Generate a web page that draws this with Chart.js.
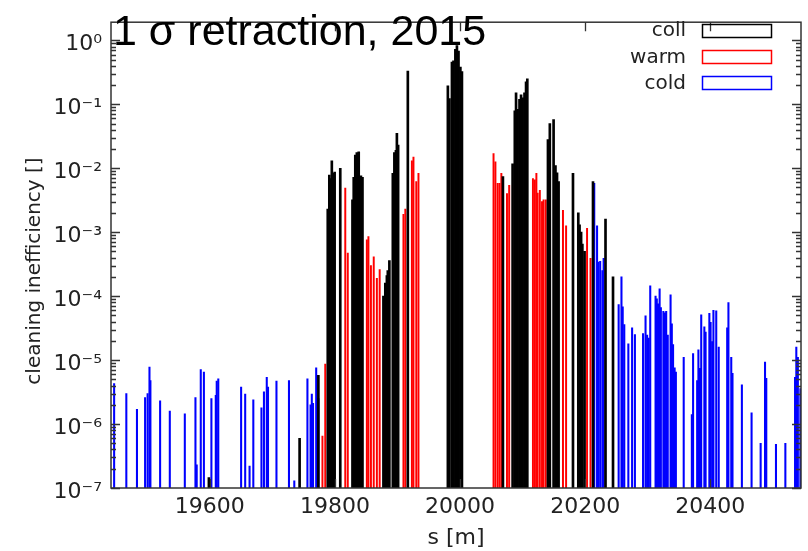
<!DOCTYPE html>
<html><head><meta charset="utf-8">
<script src="https://cdn.jsdelivr.net/npm/chart.js@4.4.1/dist/chart.umd.min.js"></script>
<style>html,body{margin:0;padding:0;background:#fff}#wrap{width:808px;height:551px;position:relative}</style>
</head><body><div id="wrap"><canvas id="c"></canvas></div>
<script>
const titleText = '1 σ retraction, 2015';
const xTitle = 's [m]';
const yTitle = 'cleaning inefficiency []';
const xTickValues = [19600, 19800, 20000, 20200, 20400];
const yTickValues = [1e-7, 1e-6, 1e-5, 1e-4, 1e-3, 1e-2, 1e-1, 1];
const yTickLabels = ['10\u207B\u2077','10\u207B\u2076','10\u207B\u2075','10\u207B\u2074','10\u207B\u00B3','10\u207B\u00B2','10\u207B\u00B9','10\u2070'];
const seriesNames = ['coll', 'warm', 'cold'];
const seriesColors = ['#000000', '#ff0000', '#0000ff'];

const collS = [19598.5, 19743.5, 19773.5,
  19788.5, 19791, 19793, 19795, 19797, 19799.5, 19808.5,
  19828, 19830, 19832.5, 19835, 19838, 19841.5, 19844,
  19877.5, 19880.5, 19883, 19884.5, 19887,
  19892.5, 19895, 19897.5, 19899, 19901, 19916.5,
  19980.5, 19983, 19987, 19989.5, 19992.5, 19995, 19997.5, 20000.5, 20003,
  20068.5,
  20084, 20087.5, 20089.5, 20092, 20095, 20097.5, 20100, 20103, 20105.5, 20107.5,
  20140.5, 20143.5, 20149.5, 20152.5, 20155, 20157.5,
  20180.5, 20189, 20191, 20193.5, 20195.5, 20199,
  20212.5, 20232.5, 20244.5];
const collV = [1.45e-7, 6.0e-7, 5.8e-6,
  2.3e-3, 7.8e-3, 6.9e-3, 1.3e-2, 8.3e-3, 8.7e-3, 1.0e-2,
  3.2e-3, 7.2e-3, 1.6e-2, 1.75e-2, 1.8e-2, 7.6e-3, 7.2e-3,
  1.0e-4, 1.6e-4, 2.1e-4, 2.5e-4, 3.6e-4,
  8.3e-3, 1.75e-2, 1.9e-2, 3.5e-2, 2.3e-2, 0.33,
  0.195, 0.123, 0.457, 0.479, 0.724, 0.83, 0.676, 0.38, 0.324,
  7.4e-3,
  1.17e-2, 7.9e-2, 0.151, 8.3e-2, 0.12, 0.141, 0.126, 0.151, 0.224, 0.251,
  2.8e-2, 5.0e-2, 5.75e-2, 1.1e-2, 8.5e-3, 6.2e-3,
  8.3e-3, 2.0e-3, 1.3e-3, 1.0e-3, 6.5e-4, 5.0e-4,
  6.2e-3, 1.6e-3, 2.0e-4];

const warmS = [19780, 19784.5, 19816.5, 19820.5,
  19851, 19853.5, 19857.5, 19862, 19867, 19871.5,
  19909.5, 19912.5, 19923, 19925.5, 19930, 19933.5,
  20053.5, 20056.5, 20060, 20063, 20066, 20075, 20078.5,
  20116.5, 20119.5, 20122, 20124, 20127.5, 20131, 20133.5, 20137,
  20164.5, 20169.5, 20203, 20208.5];
const warmV = [6.5e-7, 8.7e-6, 4.9e-3, 4.7e-4,
  7.6e-4, 8.5e-4, 3.0e-4, 4.1e-4, 1.9e-4, 2.6e-4,
  1.9e-3, 2.3e-3, 1.3e-2, 1.5e-2, 6.2e-3, 8.3e-3,
  1.7e-2, 1.26e-2, 5.8e-3, 5.8e-3, 8.3e-3, 4.0e-3, 5.4e-3,
  6.9e-3, 6.6e-3, 8.3e-3, 4.1e-3, 4.5e-3, 3.0e-3, 3.2e-3, 3.2e-3,
  2.2e-3, 1.26e-3, 1.15e-3, 3.9e-4];

const coldS = [19447, 19466.5, 19483.5, 19496.5, 19500.5, 19503.5, 19505, 19520.5, 19536, 19560,
  19577, 19579, 19585.5, 19590.5, 19602.5, 19609.5, 19611, 19613.5, 19650, 19656.5,
  19663.5, 19669.5, 19682.5, 19686.5, 19691, 19693, 19706.5, 19726.5, 19735, 19756,
  19761, 19763, 19765, 19770, 19773.5,
  20214.5, 20219, 20221, 20224, 20227.5, 20229.5, 20253.5, 20258, 20260, 20262.5,
  20269, 20275, 20279.5, 20292.5, 20296.5, 20299, 20301.5, 20304, 20312.5, 20314.5,
  20316.5, 20319, 20321, 20325, 20327.5, 20329.5, 20332, 20336.5, 20338.5, 20340.5,
  20343, 20345, 20357.5, 20370.5, 20372.5, 20379, 20381, 20383.5, 20385.5, 20390.5,
  20392.5, 20398.5, 20400.5, 20403, 20405, 20409.5, 20413.5, 20427, 20429, 20433.5,
  20435.5, 20450.5, 20466, 20480.5, 20487.5, 20489.5, 20505, 20520, 20535.5, 20537.5,
  20540, 20544];
const coldV = [4.3e-6, 3.0e-6, 1.7e-6, 2.6e-6, 3.0e-6, 7.8e-6, 4.8e-6, 2.3e-6, 1.6e-6, 1.45e-6,
  2.6e-6, 2.3e-7, 7.1e-6, 6.5e-6, 2.5e-6, 2.8e-6, 4.7e-6, 5.1e-6, 3.8e-6, 2.95e-6,
  2.2e-7, 2.4e-6, 1.8e-6, 3.2e-6, 5.4e-6, 3.8e-6, 4.7e-6, 4.8e-6, 1.3e-7, 5.1e-6,
  2.0e-6, 2.95e-6, 2.1e-6, 7.6e-6, 2.5e-6,
  5.8e-3, 1.26e-3, 3.4e-4, 3.5e-4, 2.5e-4, 3.9e-4, 7.4e-5, 2.0e-4, 6.8e-5, 3.6e-5,
  1.8e-5, 3.2e-5, 2.5e-5, 2.6e-5, 4.9e-5, 2.45e-5, 2.2e-5, 1.45e-4, 1.0e-4, 9.1e-5,
  7.6e-5, 1.3e-4, 6.6e-5, 5.8e-5, 5.5e-5, 5.8e-5, 2.45e-5, 1.05e-4, 3.7e-5, 1.75e-5,
  7.6e-6, 6.5e-6, 1.1e-5, 1.4e-6, 1.26e-5, 4.8e-6, 1.45e-5, 7.4e-6, 5.1e-5, 3.3e-5,
  2.75e-5, 5.4e-5, 3.9e-5, 1.95e-5, 6.0e-5, 5.9e-5, 1.6e-5, 3.2e-5, 7.9e-5, 1.1e-5,
  6.2e-6, 4.1e-6, 1.5e-6, 5.0e-7, 9.3e-6, 5.2e-6, 4.8e-7, 5.0e-7, 5.4e-6, 1.6e-5,
  1.1e-5, 3.6e-6];

const X_MIN = 19442, X_MAX = 20545, Y_MIN = 1e-7, Y_MAX = 1.92;
const FONT = '"DejaVu Sans", sans-serif';
const TEXT = '#222222';
const barWidths = [2, 1.3, 1.4];

function pts(s, v) { return s.map((x, i) => ({ x: x, y: v[i] })); }

const datasets = [[collS, collV], [warmS, warmV], [coldS, coldV]].map((p, i) => ({
  label: seriesNames[i],
  data: pts(p[0], p[1]),
  backgroundColor: seriesColors[i],
  borderColor: seriesColors[i],
  borderWidth: 0,
  barThickness: barWidths[i],
  grouped: false,
  base: Y_MIN
}));

const framePlugin = {
  id: 'frameTicks',
  afterDatasetsDraw(chart) {
    const ctx = chart.ctx, a = chart.chartArea;
    const xs = chart.scales.x, ys = chart.scales.y;
    ctx.save();
    ctx.strokeStyle = '#333';
    ctx.lineWidth = 1.3;
    ctx.beginPath();
    for (let e = -7; e <= 0; e++) {
      for (let m = 1; m <= 9; m++) {
        const v = m * Math.pow(10, e);
        if (v > Y_MAX || v < Y_MIN) continue;
        const py = Math.round(ys.getPixelForValue(v)) + 0.5;
        const len = m === 1 ? 9 : 5;
        ctx.moveTo(a.left, py); ctx.lineTo(a.left + len, py);
        ctx.moveTo(a.right, py); ctx.lineTo(a.right - len, py);
      }
    }
    xTickValues.forEach(v => {
      const px = Math.round(xs.getPixelForValue(v)) + 0.5;
      ctx.moveTo(px, a.top); ctx.lineTo(px, a.top + 9);
      ctx.moveTo(px, a.bottom); ctx.lineTo(px, a.bottom - 9);
    });
    ctx.stroke();
    ctx.lineWidth = 1.5;
    ctx.strokeRect(a.left, a.top, a.right - a.left, a.bottom - a.top);

    ctx.fillStyle = '#000';
    ctx.font = '43px "Liberation Sans", Arial, sans-serif';
    ctx.textAlign = 'left';
    ctx.textBaseline = 'alphabetic';
    ctx.fillText(titleText, 113, 45);

    ctx.font = '20px ' + FONT;
    ctx.textAlign = 'right';
    ctx.textBaseline = 'middle';
    chart.data.datasets.forEach((ds, i) => {
      const cy = 30 + i * 26.3;
      ctx.fillStyle = TEXT;
      ctx.fillText(ds.label, 686, cy + 1);
      ctx.strokeStyle = ds.borderColor;
      ctx.lineWidth = 1.5;
      ctx.strokeRect(702.5, Math.round(cy - 6.5) + 0.5, 69, 13);
    });
    ctx.restore();
  }
};

new Chart(document.getElementById('c'), {
  type: 'bar',
  data: { datasets: datasets },
  options: {
    responsive: true,
    maintainAspectRatio: false,
    animation: false,
    layout: { padding: { top: 7, right: 7, left: 0, bottom: 0 } },
    plugins: { legend: { display: false }, tooltip: { enabled: false } },
    scales: {
      x: {
        type: 'linear',
        min: X_MIN, max: X_MAX,
        offset: false,
        grid: { display: false, drawTicks: false },
        border: { display: false },
        afterBuildTicks: s => { s.ticks = xTickValues.map(v => ({ value: v })); },
        afterFit: s => { s.height = 63; },
        ticks: { color: TEXT, font: { family: FONT, size: 22 }, padding: 6, maxRotation: 0, autoSkip: false,
          callback: v => String(v) },
        title: { display: true, text: xTitle, color: TEXT, font: { family: FONT, size: 22 }, padding: { top: 0, bottom: 0 } }
      },
      y: {
        type: 'logarithmic',
        min: Y_MIN, max: Y_MAX,
        grid: { display: false, drawTicks: false },
        border: { display: false },
        afterBuildTicks: s => { s.ticks = yTickValues.map(v => ({ value: v })); },
        afterFit: s => { s.width = 111; },
        ticks: { color: TEXT, font: { family: FONT, size: 22 }, padding: 9, labelOffset: 4, autoSkip: false,
          callback: (v, i) => yTickLabels[i] },
        title: { display: true, text: yTitle + '     ', color: TEXT, font: { family: FONT, size: 20 }, padding: { top: 23, bottom: 0 } }
      }
    }
  },
  plugins: [framePlugin]
});
</script></body></html>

**WHAT YOU SHOULD DO:** From the first line above down to the line with "const seriesColors = ['#000000', '#ff0000', '#0000ff'];", reproduce every line and no others, omitting pictures.

**SOLUTION FOR THIS TASK:**
Generate a web page that draws this with Chart.js.
<!DOCTYPE html>
<html><head><meta charset="utf-8">
<script src="https://cdn.jsdelivr.net/npm/chart.js@4.4.1/dist/chart.umd.min.js"></script>
<style>html,body{margin:0;padding:0;background:#fff}#wrap{width:808px;height:551px;position:relative}</style>
</head><body><div id="wrap"><canvas id="c"></canvas></div>
<script>
const titleText = '1 σ retraction, 2015';
const xTitle = 's [m]';
const yTitle = 'cleaning inefficiency []';
const xTickValues = [19600, 19800, 20000, 20200, 20400];
const yTickValues = [1e-7, 1e-6, 1e-5, 1e-4, 1e-3, 1e-2, 1e-1, 1];
const yTickLabels = ['10\u207B\u2077','10\u207B\u2076','10\u207B\u2075','10\u207B\u2074','10\u207B\u00B3','10\u207B\u00B2','10\u207B\u00B9','10\u2070'];
const seriesNames = ['coll', 'warm', 'cold'];
const seriesColors = ['#000000', '#ff0000', '#0000ff'];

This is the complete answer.